La seconde étape a été celle de jouer avec le langage cinématographique, beaucoup plus riche et donc potentiellement massacrable. Steak (2007), Wrong (2012) et Wrong Cops (2014) sont assez révolutionnaires de ce point de vue, notamment de par leur narration décalée et éclatée à mille lieux des sentiers battus. Mais plus pertinente encore que la narration est l'utilisation aussi joyeuse que loufoque des potentialités infinies du cinéma : un pneu animé qui explose des cervelles à distance dans Rubber, un palmier qui se transforme en sapin par la magie du montage dans Wrong... Mais c'est sans doute avec une des scènes finales de Wrong (aller à 19:40) que Dupieux pète son plus gros câble cinématographique, lorsque Eric Judor rêve de sa famille sur une plage : action "rembobinée", coupures dans la scène et brouillage de sa chronologie, invraisemblance apparente des propos et des actions... Ce passage onirique tout à fait malsain annonce Réalité mieux qu'aucun autres dans toute sa filmographie.

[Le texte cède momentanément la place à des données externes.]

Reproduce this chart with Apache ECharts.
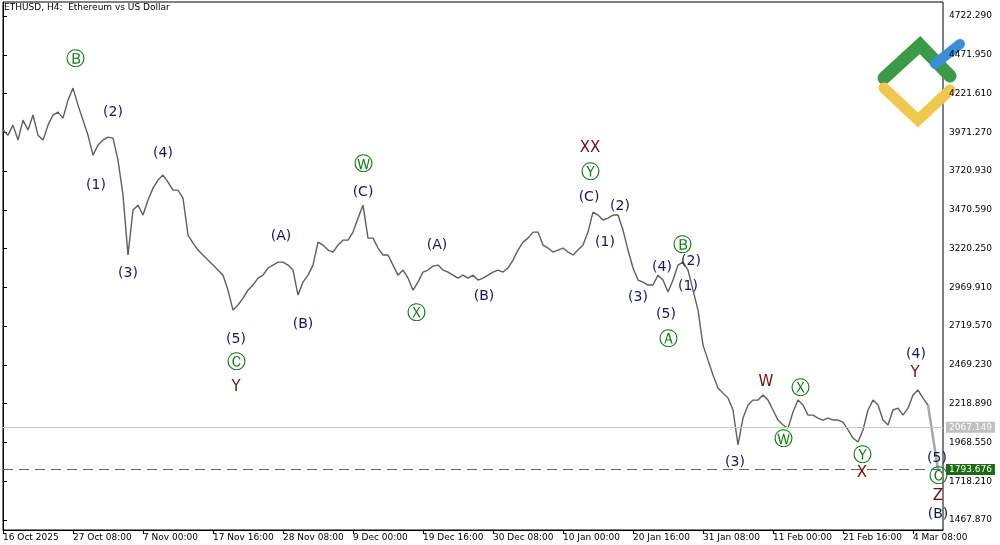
<!DOCTYPE html>
<html><head><meta charset="utf-8">
<script src="https://cdn.jsdelivr.net/npm/echarts@6/dist/echarts.min.js"></script>
<style>html,body{margin:0;background:#fff}#c{width:1000px;height:545px}</style>
</head><body><div id="c"></div>
<script>
// ETHUSD H4 closes (approx)
const prices = [3986,3953,4018,3921,4050,3986,4083,3953,3921,4018,4083,4102,4063,4179,4257,4147,4050,3953,3824,3889,
3921,3940,3934,3792,3566,3179,3469,3501,3437,3534,3611,3663,3695,3650,3598,3598,3547,3308,3256,3211,
3179,3146,3114,3082,3049,2952,2823,2856,2901,2952,2985,3030,3049,3095,3114,3133,3133,3114,3082,2920,
3004,3049,3114,3262,3243,3211,3198,3243,3275,3275,3327,3417,3501,3288,3288,3224,3179,3179,3114,3049,
3082,3030,2952,3004,3069,3082,3107,3114,3082,3069,3049,3030,3049,3030,3049,3017,3030,3049,3069,3082,
3069,3095,3146,3211,3262,3288,3327,3327,3243,3224,3198,3211,3224,3198,3179,3211,3243,3327,3456,3437,
3405,3417,3437,3437,3340,3211,3095,3017,3004,2985,2985,3049,3017,2940,3017,3114,3133,3082,2952,2823,
2597,2500,2404,2320,2287,2255,2178,1952,2126,2210,2242,2242,2275,2242,2178,2113,2081,2061,2165,2242,
2210,2145,2145,2126,2113,2126,2113,2113,2100,2049,1997,1971,2049,2178,2242,2210,2113,2081,2178,2190,
2145,2190,2275,2307,2255,2210];
const projection = [[185,2210],[186,2002],[187,1794]];
const dateLabels = ['16 Oct 2025','27 Oct 08:00','7 Nov 00:00','17 Nov 16:00','28 Nov 08:00','9 Dec 00:00','19 Dec 16:00',
'30 Dec 08:00','10 Jan 00:00','20 Jan 16:00','31 Jan 08:00','11 Feb 00:00','21 Feb 16:00','4 Mar 08:00'];
const priceTicks = [1467.870,1718.210,1968.550,2218.890,2469.230,2719.570,2969.910,3220.250,3470.590,3720.930,3971.270,4221.610,4471.950,4722.290];
const lastPrice = 2067.149;
const levelPrice = 1793.676;
// wave labels: [text, bar index, price, kind]
const waveLabels = [
['Ⓑ',14.4,4438,'g'],['(2)',22,4102,'n'],['(1)',18.6,3630,'n'],['(4)',32,3837,'n'],['(3)',25,3062,'n'],
['(5)',46.6,2636,'n'],['Ⓒ',46.6,2481,'g'],['Y',46.6,2326,'r'],['(A)',55.6,3301,'n'],['(B)',60,2733,'n'],
['Ⓦ',72,3760,'y'],['(C)',72,3585,'n'],['Ⓧ',82.6,2797,'y'],['(A)',86.8,3243,'n'],['(B)',96.2,2914,'n'],
['XX',117.4,3869,'r'],['Ⓨ',117.4,3708,'y'],['(C)',117.2,3553,'n'],['(2)',123.4,3495,'n'],['(1)',120.4,3262,'n'],
['(3)',127,2907,'n'],['(4)',131.8,3101,'n'],['(5)',132.6,2797,'n'],['Ⓐ',133,2630,'g'],['Ⓑ',135.8,3237,'g'],
['(2)',137.6,3140,'n'],['(1)',137,2978,'n'],['(3)',146.4,1842,'n'],['W',152.6,2358,'r'],['Ⓧ',159.4,2313,'y'],
['Ⓦ',156,1984,'y'],['Ⓨ',171.8,1881,'y'],['X',171.8,1771,'r'],['(4)',182.6,2539,'n'],['Y',182.4,2416,'r'],
['(5)',186.8,1868,'n'],['Ⓒ',187,1745,'g'],['Z',187,1622,'r'],['(B)',187,1506,'n']
];
const colors = {n:'#161660', g:'#0c7a10', y:'#0c7a10', r:'#7a0a0a'};
const sizes = {n:14, g:19, y:19, r:15};

const N = 189;
const cats = [];
for (let i = 0; i < N; i++) cats.push(i % 14 === 0 && dateLabels[i / 14] ? dateLabels[i / 14] : '');

const chart = echarts.init(document.getElementById('c'));
chart.setOption({
  animation: false,
  textStyle: {fontFamily: 'DejaVu Sans'},
  grid: {left: 3, right: 57, top: 2, bottom: 15, show: true, borderColor: '#000', borderWidth: 1},
  xAxis: [{
    type: 'category', data: cats, boundaryGap: false,
    axisLine: {lineStyle: {color: '#000'}},
    axisTick: {interval: (i) => i % 14 === 0, length: 4, lineStyle: {color: '#000'}},
    axisLabel: {interval: 0, color: '#000', fontSize: 9, margin: 3, align: 'left'},
    splitLine: {show: false}
  }, {
    type: 'value', min: 0, max: N - 1, show: false
  }],
  yAxis: {
    type: 'value', position: 'right', min: 1403, max: 4813, scale: true,
    axisLine: {show: true, lineStyle: {color: '#000'}},
    axisTick: {show: true, length: 4, customValues: priceTicks, lineStyle: {color: '#000'}},
    axisLabel: {color: '#000', fontSize: 9, margin: 6, customValues: priceTicks, formatter: v => v.toFixed(3)},
    splitLine: {show: false}
  },
  series: [{
    type: 'line', data: prices, symbol: 'none',
    lineStyle: {color: '#5e5e5e', width: 1.4},
    markLine: {
      symbol: 'none', silent: true,
      data: [
        {yAxis: lastPrice, lineStyle: {color: '#c8c8c8', type: 'solid', width: 1},
          label: {position: 'end', formatter: lastPrice.toFixed(3), color: '#fff', backgroundColor: '#c0c0c0', fontSize: 9, padding: [1, 3], distance: 3}},
        {yAxis: levelPrice, lineStyle: {color: '#5a6a5a', type: [10, 6], width: 1},
          label: {position: 'end', formatter: levelPrice.toFixed(3), color: '#fff', backgroundColor: '#1c6a14', fontSize: 9, padding: [1, 3], distance: 3}}
      ]
    }
  }, {
    type: 'line', xAxisIndex: 1, data: projection, symbol: 'none',
    lineStyle: {color: '#a8a8a8', width: 2.5}
  }, {
    type: 'scatter', xAxisIndex: 1, symbolSize: 0, itemStyle: {opacity: 1}, z: 10,
    data: waveLabels.map(w => ({value: [w[1], w[2]],
      label: {show: true, position: 'inside', formatter: w[0], color: colors[w[3]], fontSize: sizes[w[3]], opacity: 1}}))
  }],
  graphic: [
    {type: 'text', left: 4, top: 3, style: {text: 'ETHUSD, H4:  Ethereum vs US Dollar', fontSize: 9, fill: '#000', fontFamily: 'DejaVu Sans'}},
    {type: 'polyline', shape: {points: [[884, 78], [920, 45], [950, 76]]}, style: {stroke: '#3a9a48', lineWidth: 13, fill: null, lineCap: 'round'}},
    {type: 'line', shape: {x1: 935, y1: 64, x2: 960, y2: 44}, style: {stroke: '#3a8fd8', lineWidth: 10, lineCap: 'round'}},
    {type: 'polyline', shape: {points: [[884, 88], [918, 120], [950, 90]]}, style: {stroke: '#f0c850', lineWidth: 11, fill: null, lineCap: 'round'}}
  ]
});
</script></body></html>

Réalité est finalement la réunion entre les deux types d'expérimentation que Dupieux a pu réserver au cinéma, et il est donc de ce point de vue le plus abouti, notamment dans la mesure où le premier, la déconstruction de la réalité formelle de l'objet cinématographique, sert parfois le second, la déconstruction du langage cinématographique, ici à son paroxysme. Par exemple, la première perte de pédales de la part du spectateur que nous sommes provient alors que la fille Réalité, que nous croyions encrée dans le réel, se révèle finalement être l'actrice d'un film en cours de production : c'est la mise en scène du tournage et de la projection d'un film qui permet de sauter à un deuxième niveau de réalité, de commencer le dérapage de la narration qui continuera à une vitesse exponentielle. Le film est un casse tête narratif progressif et sans solution, savamment orchestré tant on ne peut s'empêcher de tenter d'y voir du sens tel qu'il semblait y en avoir dans les premiers moments du film, et ce quand bien même celui ci ne retombe jamais vraiment sur ses pattes mais se casse plutôt la gueule joyeusement. L'utilisation du rêve, pouvant potentiellement justifier toutes les scènes et toutes les interprétations, est à ce titre pertinente. Enchevêtrement des réalités, rupture de la frontière réalité/rêve, anomalies de l'espace/temps (avec ce champ-contrechamp splendidement impossible dans lequel Alain Chabat se retrouve être au téléphone simultanément dans la rue et dans une forêt), remise en cause de l'identité... Dupieux ne nous épargne rien.
Parodie de Mullholand Drive ou encore d'Inland Empire de David Lynch, exercice de style pompeux et vide, expérimentation lumineuse et osée, fin logique et piteuse du cinéma de Dupieux, ou son apogée prometteuse... aucune de ces qualifications ne serait réellement injuste. En dynamitant allègrement la règle cinématographique fondamentale qui consiste à emmener son spectateur quelque part, Réalité est à la fois un hommage et un doigt d'honneur au cinéma, sa négation et sa pleine exploitation, une coquille vide et une poule aux œufs d'or. Sa négation, et sa réincarnation aussi, car peut être cette vision profondément originale et nihiliste du cinéma est une des (pas si) paradoxales meilleures façons de donner un second souffle à un art dont on dit parfois qu'il est mort. Ce qui est sûr, c'est que Dupieux aime le cinéma : difficile de ne pas le voir transparaître dans le personnage d'Alain Chabat qui se rêve auteur d'une série B, travaillant amoureusement ses gargouillements pour un stupide oscar.. Réalité, c'est un nonfilm, c'est du noncinéma, c'est donc pour ma part excellent.